Work to be completed:
Whenever a line below holds the word "code", copy that line.

Data provided:
|---|
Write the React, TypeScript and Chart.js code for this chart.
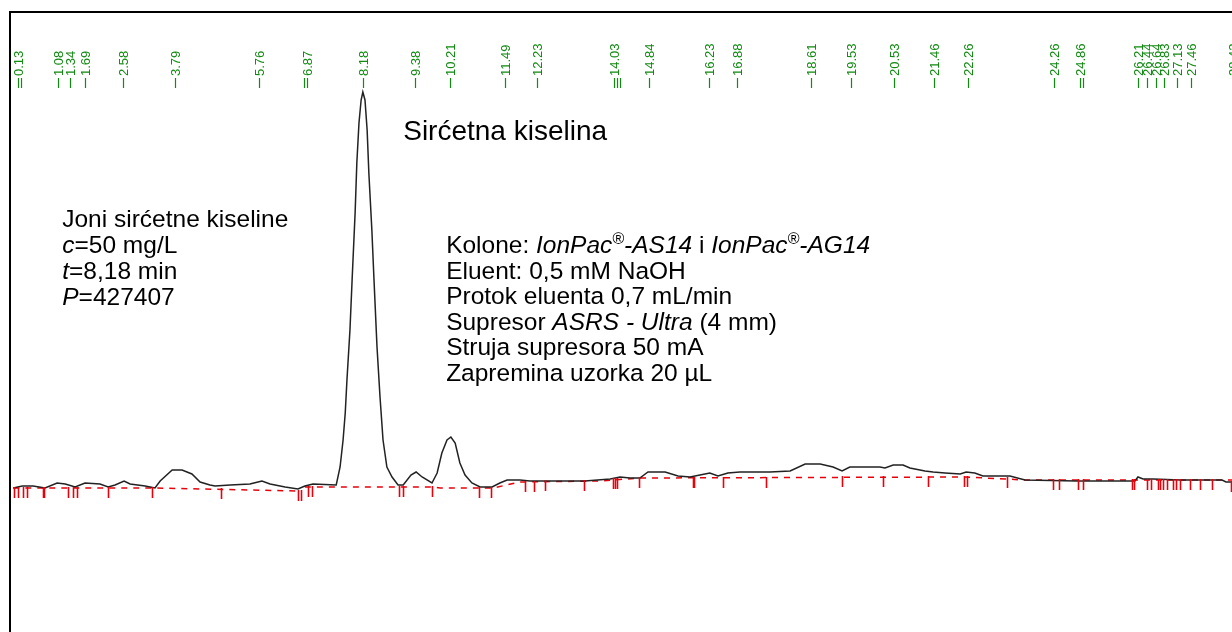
|---|
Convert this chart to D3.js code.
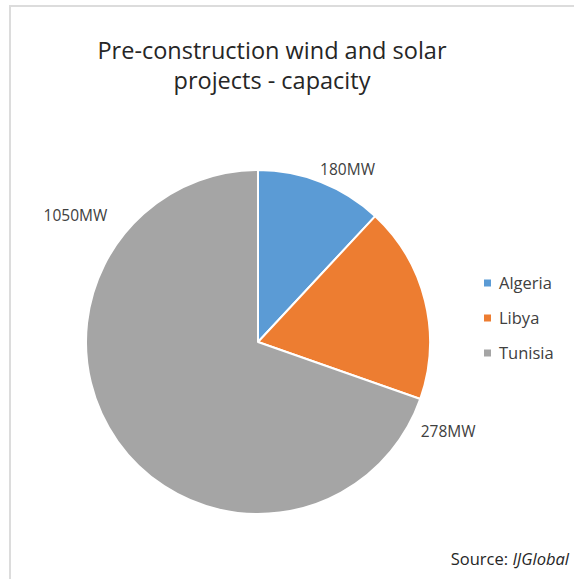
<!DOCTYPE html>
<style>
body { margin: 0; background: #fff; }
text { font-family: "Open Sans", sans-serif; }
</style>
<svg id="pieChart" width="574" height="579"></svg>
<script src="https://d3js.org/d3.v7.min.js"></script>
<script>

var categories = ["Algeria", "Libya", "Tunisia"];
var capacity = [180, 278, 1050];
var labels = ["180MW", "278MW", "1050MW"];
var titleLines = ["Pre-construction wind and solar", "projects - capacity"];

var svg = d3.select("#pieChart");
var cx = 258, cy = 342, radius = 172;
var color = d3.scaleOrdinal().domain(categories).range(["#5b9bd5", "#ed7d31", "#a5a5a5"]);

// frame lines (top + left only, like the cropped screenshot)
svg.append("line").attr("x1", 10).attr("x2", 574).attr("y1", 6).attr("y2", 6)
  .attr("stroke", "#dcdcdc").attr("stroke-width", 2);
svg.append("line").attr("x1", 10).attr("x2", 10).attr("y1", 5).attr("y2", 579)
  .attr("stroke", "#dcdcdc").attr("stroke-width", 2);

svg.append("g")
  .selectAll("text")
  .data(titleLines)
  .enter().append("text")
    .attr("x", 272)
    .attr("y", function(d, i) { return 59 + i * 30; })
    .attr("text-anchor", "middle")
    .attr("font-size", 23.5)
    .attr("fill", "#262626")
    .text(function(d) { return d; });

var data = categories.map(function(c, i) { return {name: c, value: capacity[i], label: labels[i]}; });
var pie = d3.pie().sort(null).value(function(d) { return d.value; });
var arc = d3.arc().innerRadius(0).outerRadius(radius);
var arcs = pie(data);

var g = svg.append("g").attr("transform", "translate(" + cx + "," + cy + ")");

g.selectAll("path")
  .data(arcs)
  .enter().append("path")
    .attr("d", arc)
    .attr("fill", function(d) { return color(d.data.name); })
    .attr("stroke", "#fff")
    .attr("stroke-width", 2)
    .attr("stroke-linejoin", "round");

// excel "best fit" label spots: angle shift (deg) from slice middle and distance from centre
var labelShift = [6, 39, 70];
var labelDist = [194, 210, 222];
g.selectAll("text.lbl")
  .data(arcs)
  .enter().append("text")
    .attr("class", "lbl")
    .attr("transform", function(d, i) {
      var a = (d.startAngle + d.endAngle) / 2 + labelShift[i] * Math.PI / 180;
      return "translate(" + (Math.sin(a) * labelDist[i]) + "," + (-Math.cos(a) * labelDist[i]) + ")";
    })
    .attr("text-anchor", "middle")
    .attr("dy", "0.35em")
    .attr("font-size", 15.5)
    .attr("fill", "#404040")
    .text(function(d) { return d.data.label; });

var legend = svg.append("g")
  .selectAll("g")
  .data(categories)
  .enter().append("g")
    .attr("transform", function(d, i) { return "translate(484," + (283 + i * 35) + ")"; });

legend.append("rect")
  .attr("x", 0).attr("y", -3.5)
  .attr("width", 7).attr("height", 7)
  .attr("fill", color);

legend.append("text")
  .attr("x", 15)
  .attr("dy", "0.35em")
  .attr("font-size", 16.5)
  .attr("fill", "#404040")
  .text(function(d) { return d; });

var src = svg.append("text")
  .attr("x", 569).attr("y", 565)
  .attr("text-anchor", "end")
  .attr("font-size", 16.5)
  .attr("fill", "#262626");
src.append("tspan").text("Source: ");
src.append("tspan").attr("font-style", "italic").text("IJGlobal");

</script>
|---|
Written answer:
Write the React, TypeScript and Chart.js code for this chart.
Convert this chart to D3.js code.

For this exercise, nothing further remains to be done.